**WHAT YOU WILL DO:**
Copy from the first line below down to and including the line with "const totalN = 129;". Skip the pictures.
───── SUPPLIED DATA
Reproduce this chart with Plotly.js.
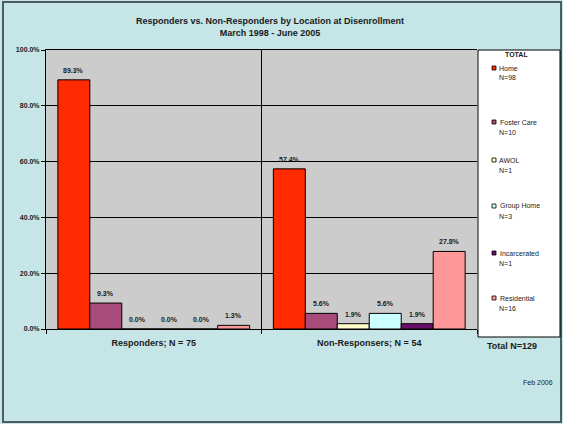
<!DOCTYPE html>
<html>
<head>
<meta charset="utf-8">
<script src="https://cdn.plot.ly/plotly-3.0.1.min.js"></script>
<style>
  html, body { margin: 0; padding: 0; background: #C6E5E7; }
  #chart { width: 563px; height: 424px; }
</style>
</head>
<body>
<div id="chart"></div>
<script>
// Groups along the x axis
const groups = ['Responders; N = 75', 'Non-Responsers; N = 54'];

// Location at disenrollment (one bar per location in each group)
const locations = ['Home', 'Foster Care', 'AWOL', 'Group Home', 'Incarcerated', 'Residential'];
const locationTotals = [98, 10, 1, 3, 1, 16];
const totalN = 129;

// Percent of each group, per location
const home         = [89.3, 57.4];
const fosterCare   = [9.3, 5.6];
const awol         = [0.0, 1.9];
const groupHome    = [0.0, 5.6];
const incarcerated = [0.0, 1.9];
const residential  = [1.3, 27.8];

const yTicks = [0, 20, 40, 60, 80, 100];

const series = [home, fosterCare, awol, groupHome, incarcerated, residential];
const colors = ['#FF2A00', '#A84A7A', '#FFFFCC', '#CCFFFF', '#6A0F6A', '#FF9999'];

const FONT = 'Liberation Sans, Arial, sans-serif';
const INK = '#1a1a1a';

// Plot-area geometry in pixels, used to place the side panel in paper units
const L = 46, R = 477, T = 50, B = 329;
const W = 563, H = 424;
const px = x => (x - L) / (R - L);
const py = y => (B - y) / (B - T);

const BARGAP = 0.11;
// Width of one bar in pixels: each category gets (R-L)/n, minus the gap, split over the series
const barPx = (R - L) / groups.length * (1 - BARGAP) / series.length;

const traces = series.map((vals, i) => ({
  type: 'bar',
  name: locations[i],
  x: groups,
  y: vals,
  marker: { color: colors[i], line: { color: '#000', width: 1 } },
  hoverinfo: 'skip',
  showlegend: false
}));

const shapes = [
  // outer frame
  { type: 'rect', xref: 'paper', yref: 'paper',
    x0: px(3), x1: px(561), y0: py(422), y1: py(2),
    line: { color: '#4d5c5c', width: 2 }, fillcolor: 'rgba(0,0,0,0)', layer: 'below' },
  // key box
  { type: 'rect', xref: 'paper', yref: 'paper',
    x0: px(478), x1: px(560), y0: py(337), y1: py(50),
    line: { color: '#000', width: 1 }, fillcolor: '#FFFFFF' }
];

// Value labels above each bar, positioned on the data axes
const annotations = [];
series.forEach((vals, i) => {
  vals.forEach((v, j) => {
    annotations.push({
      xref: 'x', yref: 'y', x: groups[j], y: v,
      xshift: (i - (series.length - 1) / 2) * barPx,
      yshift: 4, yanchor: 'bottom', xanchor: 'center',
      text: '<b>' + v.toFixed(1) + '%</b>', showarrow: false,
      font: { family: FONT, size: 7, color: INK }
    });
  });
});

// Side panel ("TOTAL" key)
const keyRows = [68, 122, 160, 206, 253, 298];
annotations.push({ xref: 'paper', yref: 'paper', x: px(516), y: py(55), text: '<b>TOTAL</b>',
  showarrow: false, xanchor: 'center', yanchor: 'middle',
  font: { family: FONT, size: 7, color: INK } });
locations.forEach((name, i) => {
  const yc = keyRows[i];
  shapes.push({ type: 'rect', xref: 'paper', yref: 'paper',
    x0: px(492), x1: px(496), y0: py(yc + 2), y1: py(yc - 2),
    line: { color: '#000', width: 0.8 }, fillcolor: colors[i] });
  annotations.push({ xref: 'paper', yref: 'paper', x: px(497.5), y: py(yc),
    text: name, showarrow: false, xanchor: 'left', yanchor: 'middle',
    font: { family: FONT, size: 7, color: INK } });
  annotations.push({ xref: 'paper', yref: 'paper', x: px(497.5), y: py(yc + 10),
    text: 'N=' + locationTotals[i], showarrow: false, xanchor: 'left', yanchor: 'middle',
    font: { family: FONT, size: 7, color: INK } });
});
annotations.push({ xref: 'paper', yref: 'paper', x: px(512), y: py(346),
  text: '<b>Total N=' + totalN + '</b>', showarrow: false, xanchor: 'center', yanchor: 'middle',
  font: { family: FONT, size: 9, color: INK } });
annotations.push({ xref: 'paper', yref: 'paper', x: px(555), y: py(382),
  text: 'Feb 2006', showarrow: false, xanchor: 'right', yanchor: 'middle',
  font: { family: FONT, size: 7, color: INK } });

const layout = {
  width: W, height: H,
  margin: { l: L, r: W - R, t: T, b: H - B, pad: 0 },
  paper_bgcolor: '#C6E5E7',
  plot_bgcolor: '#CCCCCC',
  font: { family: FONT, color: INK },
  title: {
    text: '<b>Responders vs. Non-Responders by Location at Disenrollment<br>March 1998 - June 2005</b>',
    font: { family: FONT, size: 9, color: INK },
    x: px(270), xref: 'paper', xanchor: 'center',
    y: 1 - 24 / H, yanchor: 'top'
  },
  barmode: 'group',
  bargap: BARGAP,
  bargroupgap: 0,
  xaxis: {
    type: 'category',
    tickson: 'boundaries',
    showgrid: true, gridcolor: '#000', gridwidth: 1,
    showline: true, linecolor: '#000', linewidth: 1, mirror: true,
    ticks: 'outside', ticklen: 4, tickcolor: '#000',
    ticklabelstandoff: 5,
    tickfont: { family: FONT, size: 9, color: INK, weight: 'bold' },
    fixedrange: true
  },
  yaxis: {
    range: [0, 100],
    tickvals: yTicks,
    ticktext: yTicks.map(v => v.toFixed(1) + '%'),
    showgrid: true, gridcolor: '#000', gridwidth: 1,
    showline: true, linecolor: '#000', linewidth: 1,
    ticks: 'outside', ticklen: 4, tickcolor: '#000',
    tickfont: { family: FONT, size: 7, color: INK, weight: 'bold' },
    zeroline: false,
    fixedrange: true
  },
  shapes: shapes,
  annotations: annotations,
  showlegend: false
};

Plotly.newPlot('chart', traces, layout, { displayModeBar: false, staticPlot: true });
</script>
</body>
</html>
──────────
**THE REPLY:**
Reproduce this chart with Plotly.js.
<!DOCTYPE html>
<html>
<head>
<meta charset="utf-8">
<script src="https://cdn.plot.ly/plotly-3.0.1.min.js"></script>
<style>
  html, body { margin: 0; padding: 0; background: #C6E5E7; }
  #chart { width: 563px; height: 424px; }
</style>
</head>
<body>
<div id="chart"></div>
<script>
// Groups along the x axis
const groups = ['Responders; N = 75', 'Non-Responsers; N = 54'];

// Location at disenrollment (one bar per location in each group)
const locations = ['Home', 'Foster Care', 'AWOL', 'Group Home', 'Incarcerated', 'Residential'];
const locationTotals = [98, 10, 1, 3, 1, 16];
const totalN = 129;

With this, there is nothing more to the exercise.